Looming through the fog Montreal Express has three cranes at work at Fairview Cove.
The ship was built in 2003 specifically for St.Lawrence River work as Canmar Spirit for Canada Maritime. It was relatively wide, shallow draft and ice rated. After absorbing its Belgian partner Canada Maritime became 100% CPShips owned and the ship was renamed CP Spirit in 2005. HAPAG-Lloyd ended up as owners in 2006 when they bought up CP Ships in a hostile take over.
The 55,994 gt ship was built by Daewoo, Okpo and has a capacity of 47,840 dwt, 4402 TEU including 311 reefers.
HAPAG-Lloyd is diverting ships to both Halifax and Saint John, perhaps in hopes of preventing overloading in any one port.
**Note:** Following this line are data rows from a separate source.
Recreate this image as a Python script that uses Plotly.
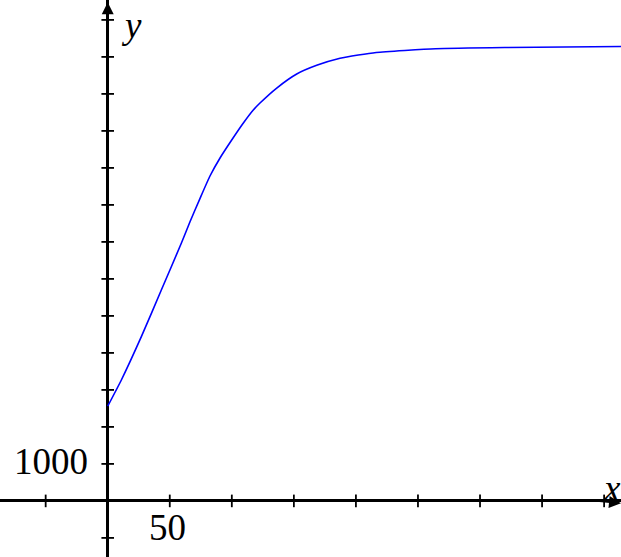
import plotly.graph_objects as go

# Curve data
x_vals = [0, 11.0, 27.1, 43.2, 59.3, 66.3, 74.4, 82.4, 90.5, 99.9, 109.3, 117.3, 122.7,
          136.2, 152.3, 168.4, 187.2, 201.9, 216.4, 264.2, 320, 413.6]
y_vals = [2560, 3268, 4438, 5700, 6962, 7546, 8178, 8781, 9268, 9754, 10214, 10565, 10754,
          11159, 11538, 11773, 11962, 12051, 12120, 12222, 12255, 12281]

# Tick positions
x_ticks = [-50, 50, 100, 150, 200, 250, 300, 350, 400]
y_ticks = [-1000, 1000, 2000, 3000, 4000, 5000, 6000, 7000, 8000, 9000, 10000, 11000, 12000, 13000]

x_range = [-86.8, 413.6]
y_range = [-1516, 13538]

FONT = "Liberation Serif"

fig = go.Figure()

fig.add_trace(go.Scatter(x=x_vals, y=y_vals, mode="lines",
                         line=dict(color="#0000ff", width=1.6, shape="spline", smoothing=0.5),
                         hoverinfo="skip"))

fig.add_trace(go.Scatter(x=x_ticks, y=[0] * len(x_ticks), mode="markers",
                         marker=dict(symbol="line-ns", size=9,
                                     line=dict(color="black", width=1.8)),
                         hoverinfo="skip"))
fig.add_trace(go.Scatter(x=[0] * len(y_ticks), y=y_ticks, mode="markers",
                         marker=dict(symbol="line-ew", size=9,
                                     line=dict(color="black", width=1.8)),
                         hoverinfo="skip"))

annotations = [
    dict(x=-45.7, y=1000, text="1000", showarrow=False, xanchor="center", yanchor="middle",
         font=dict(family=FONT, size=37, color="black"), yshift=2),
    dict(x=47.8, y=-732, text="50", showarrow=False, xanchor="center", yanchor="middle",
         font=dict(family=FONT, size=37, color="black"), yshift=0),
    dict(x=18.8, y=12673, text="<i>y</i>", showarrow=False, xanchor="center", yanchor="middle",
         font=dict(family=FONT, size=37, color="black"), yshift=7),
    dict(x=406, y=268, text="<i>x</i>", showarrow=False, xanchor="center", yanchor="middle",
         font=dict(family=FONT, size=37, color="black"), yshift=2),
    # axis arrows
    dict(x=0, y=13480, ax=0, ay=12600, xref="x", yref="y", axref="x", ayref="y",
         text="", showarrow=True, arrowhead=2, arrowsize=1.2, arrowwidth=2, arrowcolor="black"),
    dict(x=413.6, y=-60, ax=395, ay=0, xref="x", yref="y", axref="x", ayref="y",
         text="", showarrow=True, arrowhead=2, arrowsize=1.2, arrowwidth=2, arrowcolor="black"),
]

fig.update_layout(
    width=621, height=557,
    margin=dict(l=0, r=0, t=0, b=0),
    paper_bgcolor="white", plot_bgcolor="white",
    showlegend=False,
    annotations=annotations,
    xaxis=dict(range=x_range, showgrid=False, showticklabels=False, ticks="",
               zeroline=True, zerolinecolor="black", zerolinewidth=2.5, fixedrange=True),
    yaxis=dict(range=y_range, showgrid=False, showticklabels=False, ticks="",
               zeroline=True, zerolinecolor="black", zerolinewidth=2.5, fixedrange=True),
)

fig.write_html("out.html", config={"displayModeBar": False},
               post_script="document.body.style.margin='0';")
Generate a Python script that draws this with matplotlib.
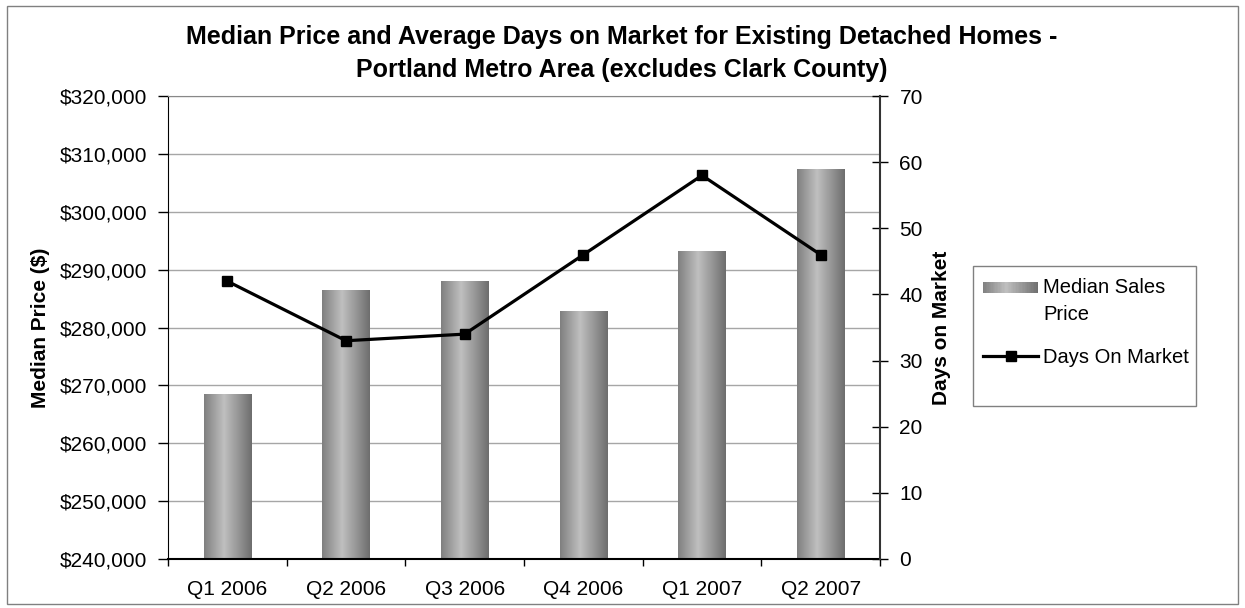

It is interesting to note that after many years, CP Rail has renewed its rail connection to Saint John. The connection through Maine dates back to before 1900, but the last sections were abandoned or sold by CP by 1994. In 2019 they reacquired the Montreal to Brownville Jct track and a connection to Searsport. The Saint John connection is completed over Irving owned track.
Saint John is also served by CN Rail by means of a connection to Moncton, NB.
Although the strike situation is still unfolding HAPAG-Loyd has announced that its AT1 (Atlantic Trade) Service ship OOCL Belgium will call at PSA Halifax Friday, August 15 and MCA (Mediterranean Canada) Service ship Genoa Express will call at Ceres Terminal Saturday, August 16.
MSC and Maersk/ CMA CGM have also diverted ships to Halifax in recent days, but will also be using Saint John. MSC Rochelle, en route from Liverpool, has been anchored off Halifax for several days, possibly waiting for its export cargo to arrive in Halifax by road and rail.